Em 2002, Flávio Bauraqui fez a sua estreia no Festival do Rio com o longa-metragem “Madame Satã”. Foto: Flávio Bauraqui

 Para o ator, a coibição – racista – por parte do órgão federal simboliza a efervescência e a impetuosidade da luta negra. O que está acontecendo de forma muito nítida é esse efeito de ação e reação para todos os lados. Estamos vivos e os vivos se movimentam, alguns gostarão e outros não, completa. 

Baseado na peça “Namíbia, não!”, de Aldri Anunciação – que também integra o elenco ao lado de Renata Sorrah, Adriana Esteves, Seu Jorge e Taís Araújo -, o filme explora uma sociedade distópica liderada por um governo que demanda que os negros do país retornem para à África como uma reparação histórica dos tempos de escravidão. Nessa realidade nem tão paralela, a produção, que já provocou comentários injuriosos do presidente da Fundação Cultural Palmares, Sérgio Camargo, no Twitter (“pura lacração vitimista e ataque difamatório contra o nosso presidente”), traz luz a tópicos como miscigenação, ancestralidade e hegemonia sociopolítica.

Internacionalmente, o longa-metragem tem sido recebido com críticas positivas em festivais renomados no âmbito cinematográfico, dentre eles o Indie Memphis que laureou o projeto com o prêmio de Melhor Roteiro. O caso enfrentado por “Medida Provisória” é semelhante ao de “Marighella”, de Wagner Moura, e “Revolta dos Malês”, de Antônio Pitanga, e o fato de todos terem a narrativa preta como protagonista levanta questionamentos. 

Esses três trabalhos frutos do cinema contemporâneo tiveram que enfrentar em diferentes níveis não apenas as políticas de desmonte cultural como também os ditames burocráticos que tentam velar uma indústria ainda racista. De um lado, uma cinebiografia de um dos principais militantes comunistas negros do Brasil, que sofreu com obstáculos para estrear e só conseguiu fundos financeiros por ter, por exemplo, apresentado o projeto com um título diferente; do outro, o retrato de uma das revoltas de escravos mais emblemáticas da história brasileira que há 10 anos busca investimento e só agora adquiriu uma parte do orçamento necessário.

Essas situações refletem um país que não quer quebrar com a tradição do olhar hegemônico, visando manter o controle das narrativas e, portanto, do passado, presente e futuro de uma sociedade que não conhece nem um terço da sua identidade.
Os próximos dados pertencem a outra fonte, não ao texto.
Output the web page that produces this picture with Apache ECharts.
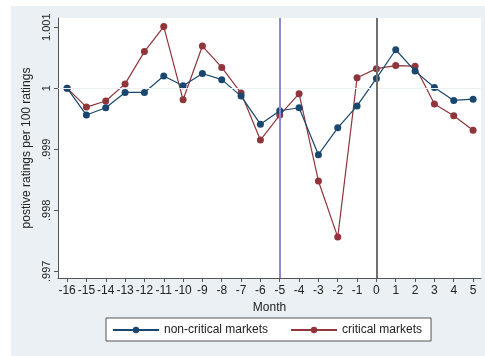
<!DOCTYPE html>
<html>
<head>
<meta charset="utf-8">
<script src="https://cdn.jsdelivr.net/npm/echarts@6/dist/echarts.min.js"></script>
<style>
  html, body { margin: 0; padding: 0; background: #ffffff; }
  #chart { width: 485px; height: 356px; }
</style>
</head>
<body>
<div id="chart"></div>
<script>
// Months relative to the event
const months = [-16,-15,-14,-13,-12,-11,-10,-9,-8,-7,-6,-5,-4,-3,-2,-1,0,1,2,3,4,5];

// Positive ratings per 100 ratings, indexed to month -16
const nonCritical = [1.0000,0.99956,0.99968,0.99993,0.99993,1.0002,1.00004,1.00024,1.00014,0.99987,
                     0.99941,0.99963,0.99968,0.99891,0.99935,0.99971,1.00016,1.00063,1.00028,1.00001,0.99980,0.99982];
const critical    = [1.0000,0.99969,0.99979,1.00007,1.0006,1.00101,0.99981,1.00069,1.00034,0.99992,
                     0.99915,0.99956,0.99991,0.99848,0.99756,1.00017,1.00032,1.00037,1.00036,0.99974,0.99955,0.99931];

// Axis ticks and labels
const yTicks = [0.997, 0.998, 0.999, 1, 1.001];
const yTickLabels = ['.997', '.998', '.999', '1', '1.001'];
const xTicks = months;

// Reference months marked with vertical lines
const markerMonths = [-5, 0];

const font = 'Liberation Sans, Arial, sans-serif';
const navy = '#1a476f';
const maroon = '#90353b';

function yLabel(v) {
  for (let i = 0; i < yTicks.length; i++) {
    if (Math.abs(v - yTicks[i]) < 1e-7) return yTickLabels[i];
  }
  return '';
}

const chart = echarts.init(document.getElementById('chart'), null, { renderer: 'canvas' });

chart.setOption({
  animation: false,
  backgroundColor: '#ffffff',
  graphic: [{
    type: 'rect',
    left: 11, top: 6,
    shape: { width: 474, height: 350 },
    style: { fill: '#eaf0f3' },
    z: -10, silent: true
  }],
  grid: {
    left: 58, top: 18, right: 4, bottom: 78,
    show: true, backgroundColor: '#ffffff', borderWidth: 0
  },
  legend: {
    left: 106, top: 318,
    width: 327,
    padding: [6, 9, 5, 6],
    backgroundColor: '#ffffff',
    borderColor: '#555555', borderWidth: 1, borderRadius: 0,
    itemWidth: 46, itemHeight: 8, itemGap: 22,
    textStyle: { fontFamily: font, fontSize: 12, color: '#222222' },
    data: ['non-critical markets', 'critical markets']
  },
  xAxis: {
    type: 'value',
    min: -16.47, max: 5.41,
    name: 'Month', nameLocation: 'middle', nameGap: 22,
    nameTextStyle: { fontFamily: font, fontSize: 12, color: '#222222' },
    axisLine: { show: true, onZero: false, lineStyle: { color: '#555555', width: 1 } },
    axisTick: { show: true, length: 4, customValues: xTicks, lineStyle: { color: '#555555' } },
    axisLabel: { customValues: xTicks, fontFamily: font, fontSize: 12, color: '#222222', margin: 7 },
    splitLine: { show: false }
  },
  yAxis: {
    type: 'value',
    min: 0.99689, max: 1.00115,
    name: 'postive ratings per 100 ratings', nameLocation: 'middle', nameGap: 22,
    nameTextStyle: { fontFamily: font, fontSize: 12, color: '#222222' },
    axisLine: { show: true, onZero: false, lineStyle: { color: '#555555', width: 1 } },
    axisTick: { show: true, length: 4, customValues: yTicks, lineStyle: { color: '#555555' } },
    axisLabel: {
      customValues: yTicks, rotate: 90, fontFamily: font, fontSize: 11, color: '#222222',
      margin: 6, formatter: yLabel
    },
    splitLine: { show: false }
  },
  series: [
    {
      name: 'gridlines',
      type: 'line', data: [], silent: true,
      markLine: {
        silent: true, symbol: 'none', label: { show: false },
        lineStyle: { color: '#ebf1f2', width: 1, type: 'solid' },
        data: yTicks.map(v => ({ yAxis: v }))
      },
      z: 1
    },
    {
      name: 'markers',
      type: 'line', data: [], silent: true,
      markLine: {
        silent: true, symbol: 'none', label: { show: false },
        data: [
          { xAxis: markerMonths[0], lineStyle: { color: '#8a8ad8', width: 2, type: 'solid' } },
          { xAxis: markerMonths[1], lineStyle: { color: '#707070', width: 2, type: 'solid' } }
        ]
      },
      z: 2
    },
    {
      name: 'non-critical markets',
      type: 'line',
      data: months.map((m, i) => [m, nonCritical[i]]),
      symbol: 'circle', symbolSize: 7,
      itemStyle: { color: navy },
      lineStyle: { color: navy, width: 1.2 },
      z: 4
    },
    {
      name: 'critical markets',
      type: 'line',
      data: months.map((m, i) => [m, critical[i]]),
      symbol: 'circle', symbolSize: 7,
      itemStyle: { color: maroon },
      lineStyle: { color: maroon, width: 1.2 },
      z: 3
    }
  ]
});
</script>
</body>
</html>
É nesse cenário que, para Flávio Bauraqui, o cinema entra em cena como ferramenta de reflexão e transformação. “O cinema é muito poderoso na sua essência e na sua provocação, porque ele é modificador de pensamentos”, aponta. 

Mais do que produzir, no entanto, é preciso que a arte chegue ao público para além do seu nicho, quebrando com as fronteiras ideológicas e estabelecendo diálogos progressistas. Festivais de cinema, como o do Rio, são um essencial ponto de partida. “Para termos mais simpatizantes do cinema, é preciso que o cinema vá até as pessoas, porque eu acho que o caminho contrário não vai acontecer. É preciso que o cinema dê o primeiro passo para cativá-las e chegar mais perto delas, porque, caso contrário, nós ficamos fazendo um trabalho dentro da nossa bolha, que só nos satisfaz e fica parecendo algo mais do nosso ego do que efetivamente uma atitude para que algo aconteça, reflete o ator que faz uma participação especial no longa-metragem “Ela e Eu”, de Gustavo Rosa de Moura, e estará na segunda temporada de “Arcanjo Renegado”, série da Globoplay, mostrando que a inércia não lhe convém.